Task goal: Reproduce exactly only the lines from the line that holds "Emit a LaTeX" to the line that holds "width=105pt,minimum height=65pt] (r14)", inclusive, in the listing below, and please leave out every picture.

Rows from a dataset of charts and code
- - - -

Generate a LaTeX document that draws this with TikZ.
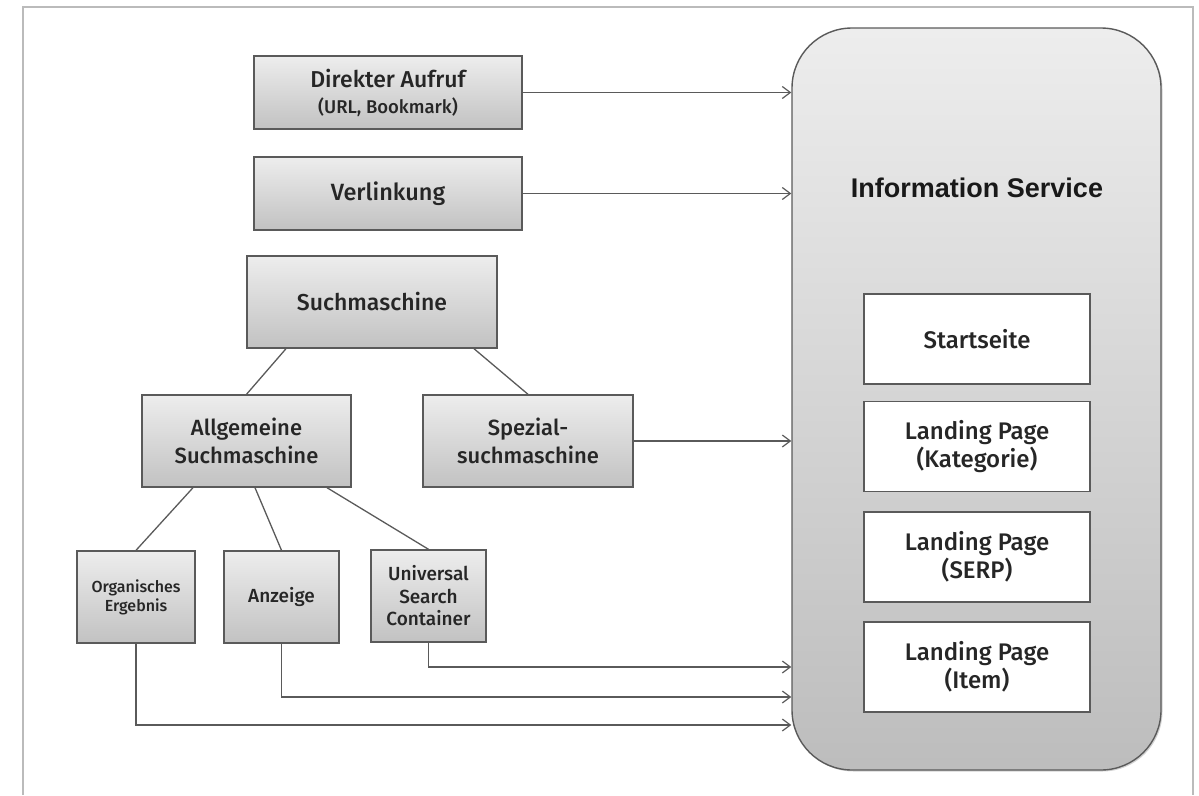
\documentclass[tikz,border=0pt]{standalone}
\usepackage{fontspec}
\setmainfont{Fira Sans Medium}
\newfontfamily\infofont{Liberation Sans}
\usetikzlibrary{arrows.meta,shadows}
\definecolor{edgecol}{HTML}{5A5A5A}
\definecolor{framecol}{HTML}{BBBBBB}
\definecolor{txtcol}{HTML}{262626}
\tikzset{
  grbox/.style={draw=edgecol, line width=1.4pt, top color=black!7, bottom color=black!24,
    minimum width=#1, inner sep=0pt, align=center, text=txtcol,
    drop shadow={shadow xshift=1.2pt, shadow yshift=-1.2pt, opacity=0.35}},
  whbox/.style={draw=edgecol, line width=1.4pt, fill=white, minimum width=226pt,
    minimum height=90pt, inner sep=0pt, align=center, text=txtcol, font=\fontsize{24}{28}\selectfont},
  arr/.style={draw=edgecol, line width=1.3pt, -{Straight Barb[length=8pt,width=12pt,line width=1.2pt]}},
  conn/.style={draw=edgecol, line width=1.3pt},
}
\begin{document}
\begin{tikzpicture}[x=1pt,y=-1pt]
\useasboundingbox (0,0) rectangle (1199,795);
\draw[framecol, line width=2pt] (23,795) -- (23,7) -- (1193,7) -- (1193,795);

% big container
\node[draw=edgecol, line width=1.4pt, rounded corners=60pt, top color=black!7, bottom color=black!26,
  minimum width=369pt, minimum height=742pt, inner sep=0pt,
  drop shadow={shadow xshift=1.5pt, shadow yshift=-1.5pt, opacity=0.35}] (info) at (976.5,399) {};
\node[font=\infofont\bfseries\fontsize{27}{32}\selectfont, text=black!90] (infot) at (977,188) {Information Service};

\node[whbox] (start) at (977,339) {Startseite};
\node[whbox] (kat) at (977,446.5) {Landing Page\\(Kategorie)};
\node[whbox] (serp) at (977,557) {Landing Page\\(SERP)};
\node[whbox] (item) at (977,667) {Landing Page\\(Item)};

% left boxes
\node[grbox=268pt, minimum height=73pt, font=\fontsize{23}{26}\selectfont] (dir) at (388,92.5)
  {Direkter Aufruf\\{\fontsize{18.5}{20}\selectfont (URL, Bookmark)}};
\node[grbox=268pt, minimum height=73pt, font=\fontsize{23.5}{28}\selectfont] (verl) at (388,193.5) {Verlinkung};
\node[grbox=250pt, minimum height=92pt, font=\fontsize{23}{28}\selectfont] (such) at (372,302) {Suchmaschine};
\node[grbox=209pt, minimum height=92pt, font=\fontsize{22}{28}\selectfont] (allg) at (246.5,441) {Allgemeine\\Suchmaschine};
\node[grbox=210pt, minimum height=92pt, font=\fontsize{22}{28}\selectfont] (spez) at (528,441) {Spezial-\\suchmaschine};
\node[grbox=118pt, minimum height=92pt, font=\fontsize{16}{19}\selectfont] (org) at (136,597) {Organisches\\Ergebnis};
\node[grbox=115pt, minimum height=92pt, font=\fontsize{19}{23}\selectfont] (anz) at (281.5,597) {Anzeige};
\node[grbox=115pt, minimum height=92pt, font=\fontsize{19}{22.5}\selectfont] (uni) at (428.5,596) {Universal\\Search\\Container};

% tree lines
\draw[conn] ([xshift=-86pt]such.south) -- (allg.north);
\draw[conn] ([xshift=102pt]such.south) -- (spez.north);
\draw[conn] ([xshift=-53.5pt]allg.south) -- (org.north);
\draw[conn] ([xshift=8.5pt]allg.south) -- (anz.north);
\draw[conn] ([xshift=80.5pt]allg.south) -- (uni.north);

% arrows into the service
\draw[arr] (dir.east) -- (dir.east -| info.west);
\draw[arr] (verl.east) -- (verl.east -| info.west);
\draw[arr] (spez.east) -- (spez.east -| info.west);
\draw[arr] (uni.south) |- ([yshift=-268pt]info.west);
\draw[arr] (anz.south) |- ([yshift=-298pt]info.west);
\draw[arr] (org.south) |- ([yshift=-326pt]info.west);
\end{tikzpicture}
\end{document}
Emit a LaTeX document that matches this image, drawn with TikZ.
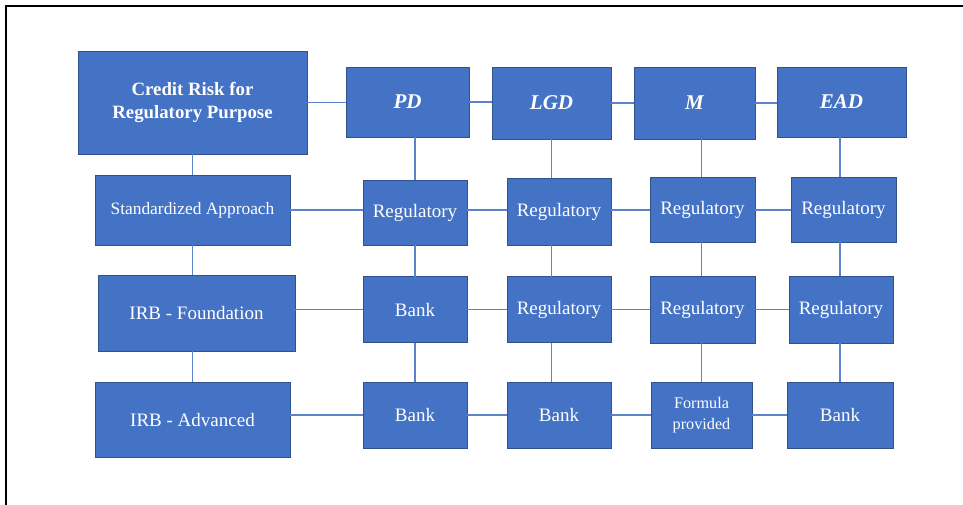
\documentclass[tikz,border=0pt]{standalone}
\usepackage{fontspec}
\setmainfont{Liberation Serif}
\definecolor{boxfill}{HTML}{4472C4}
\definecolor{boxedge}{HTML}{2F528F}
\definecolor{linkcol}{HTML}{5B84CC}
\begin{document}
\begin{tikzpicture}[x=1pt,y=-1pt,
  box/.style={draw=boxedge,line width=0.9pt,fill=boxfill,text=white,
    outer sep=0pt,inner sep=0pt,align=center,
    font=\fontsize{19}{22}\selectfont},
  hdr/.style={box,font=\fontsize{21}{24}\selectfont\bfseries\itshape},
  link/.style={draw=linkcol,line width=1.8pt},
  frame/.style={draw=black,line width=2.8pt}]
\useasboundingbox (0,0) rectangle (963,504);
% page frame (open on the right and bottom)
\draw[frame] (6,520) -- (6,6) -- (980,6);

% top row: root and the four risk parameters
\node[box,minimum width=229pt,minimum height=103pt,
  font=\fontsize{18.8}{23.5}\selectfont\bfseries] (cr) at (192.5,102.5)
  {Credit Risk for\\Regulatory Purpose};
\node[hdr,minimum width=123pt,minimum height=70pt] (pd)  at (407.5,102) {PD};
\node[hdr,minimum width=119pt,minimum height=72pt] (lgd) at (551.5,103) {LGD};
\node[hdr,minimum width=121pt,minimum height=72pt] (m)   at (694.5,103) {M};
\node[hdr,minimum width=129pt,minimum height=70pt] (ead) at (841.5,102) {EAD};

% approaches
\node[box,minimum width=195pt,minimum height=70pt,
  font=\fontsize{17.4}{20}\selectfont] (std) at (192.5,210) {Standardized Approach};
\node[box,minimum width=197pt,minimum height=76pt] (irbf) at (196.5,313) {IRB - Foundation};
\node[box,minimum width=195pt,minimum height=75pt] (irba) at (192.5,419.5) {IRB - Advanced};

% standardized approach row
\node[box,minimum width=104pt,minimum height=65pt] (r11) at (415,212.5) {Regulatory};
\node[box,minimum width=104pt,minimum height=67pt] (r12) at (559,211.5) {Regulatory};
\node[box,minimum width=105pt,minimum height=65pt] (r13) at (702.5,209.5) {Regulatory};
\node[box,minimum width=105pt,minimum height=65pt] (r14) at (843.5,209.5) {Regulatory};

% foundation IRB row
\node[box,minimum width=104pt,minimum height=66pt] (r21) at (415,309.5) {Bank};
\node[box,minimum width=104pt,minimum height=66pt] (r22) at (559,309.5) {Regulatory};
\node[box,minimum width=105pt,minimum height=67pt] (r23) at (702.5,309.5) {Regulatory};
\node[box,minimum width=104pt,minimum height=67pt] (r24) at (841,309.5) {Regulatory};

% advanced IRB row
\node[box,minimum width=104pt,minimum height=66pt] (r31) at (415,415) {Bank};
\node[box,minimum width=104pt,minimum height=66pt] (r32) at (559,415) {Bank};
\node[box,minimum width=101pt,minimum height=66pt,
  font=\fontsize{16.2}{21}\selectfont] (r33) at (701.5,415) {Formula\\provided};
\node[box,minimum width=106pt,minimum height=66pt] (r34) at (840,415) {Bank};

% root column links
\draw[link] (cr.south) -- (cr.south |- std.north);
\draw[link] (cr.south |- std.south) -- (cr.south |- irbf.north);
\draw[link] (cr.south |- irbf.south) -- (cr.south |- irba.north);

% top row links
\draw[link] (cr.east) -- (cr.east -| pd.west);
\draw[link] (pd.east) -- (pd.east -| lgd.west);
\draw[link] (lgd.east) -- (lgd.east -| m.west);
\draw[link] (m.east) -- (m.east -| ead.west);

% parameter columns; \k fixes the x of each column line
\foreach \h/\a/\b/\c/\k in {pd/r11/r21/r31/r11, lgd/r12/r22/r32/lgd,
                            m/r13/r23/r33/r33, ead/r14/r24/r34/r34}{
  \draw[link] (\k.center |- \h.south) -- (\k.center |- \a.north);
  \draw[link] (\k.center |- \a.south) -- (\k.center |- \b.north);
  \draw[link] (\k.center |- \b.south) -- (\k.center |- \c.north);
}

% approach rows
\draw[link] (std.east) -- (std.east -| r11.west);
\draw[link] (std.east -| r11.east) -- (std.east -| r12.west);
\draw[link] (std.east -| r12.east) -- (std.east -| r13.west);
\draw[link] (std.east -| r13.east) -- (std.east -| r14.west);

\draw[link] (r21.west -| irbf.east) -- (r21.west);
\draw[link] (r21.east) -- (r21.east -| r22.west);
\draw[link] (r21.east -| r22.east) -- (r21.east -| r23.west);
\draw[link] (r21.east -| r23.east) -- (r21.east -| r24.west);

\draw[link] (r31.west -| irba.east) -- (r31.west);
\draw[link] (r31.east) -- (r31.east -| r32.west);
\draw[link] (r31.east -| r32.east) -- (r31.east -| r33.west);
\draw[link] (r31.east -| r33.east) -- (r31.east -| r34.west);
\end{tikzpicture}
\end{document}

- - - -

Complete response:
Emit a LaTeX document that matches this image, drawn with TikZ.
\documentclass[tikz,border=0pt]{standalone}
\usepackage{fontspec}
\setmainfont{Liberation Serif}
\definecolor{boxfill}{HTML}{4472C4}
\definecolor{boxedge}{HTML}{2F528F}
\definecolor{linkcol}{HTML}{5B84CC}
\begin{document}
\begin{tikzpicture}[x=1pt,y=-1pt,
  box/.style={draw=boxedge,line width=0.9pt,fill=boxfill,text=white,
    outer sep=0pt,inner sep=0pt,align=center,
    font=\fontsize{19}{22}\selectfont},
  hdr/.style={box,font=\fontsize{21}{24}\selectfont\bfseries\itshape},
  link/.style={draw=linkcol,line width=1.8pt},
  frame/.style={draw=black,line width=2.8pt}]
\useasboundingbox (0,0) rectangle (963,504);
% page frame (open on the right and bottom)
\draw[frame] (6,520) -- (6,6) -- (980,6);

% top row: root and the four risk parameters
\node[box,minimum width=229pt,minimum height=103pt,
  font=\fontsize{18.8}{23.5}\selectfont\bfseries] (cr) at (192.5,102.5)
  {Credit Risk for\\Regulatory Purpose};
\node[hdr,minimum width=123pt,minimum height=70pt] (pd)  at (407.5,102) {PD};
\node[hdr,minimum width=119pt,minimum height=72pt] (lgd) at (551.5,103) {LGD};
\node[hdr,minimum width=121pt,minimum height=72pt] (m)   at (694.5,103) {M};
\node[hdr,minimum width=129pt,minimum height=70pt] (ead) at (841.5,102) {EAD};

% approaches
\node[box,minimum width=195pt,minimum height=70pt,
  font=\fontsize{17.4}{20}\selectfont] (std) at (192.5,210) {Standardized Approach};
\node[box,minimum width=197pt,minimum height=76pt] (irbf) at (196.5,313) {IRB - Foundation};
\node[box,minimum width=195pt,minimum height=75pt] (irba) at (192.5,419.5) {IRB - Advanced};

% standardized approach row
\node[box,minimum width=104pt,minimum height=65pt] (r11) at (415,212.5) {Regulatory};
\node[box,minimum width=104pt,minimum height=67pt] (r12) at (559,211.5) {Regulatory};
\node[box,minimum width=105pt,minimum height=65pt] (r13) at (702.5,209.5) {Regulatory};
\node[box,minimum width=105pt,minimum height=65pt] (r14) at (843.5,209.5) {Regulatory};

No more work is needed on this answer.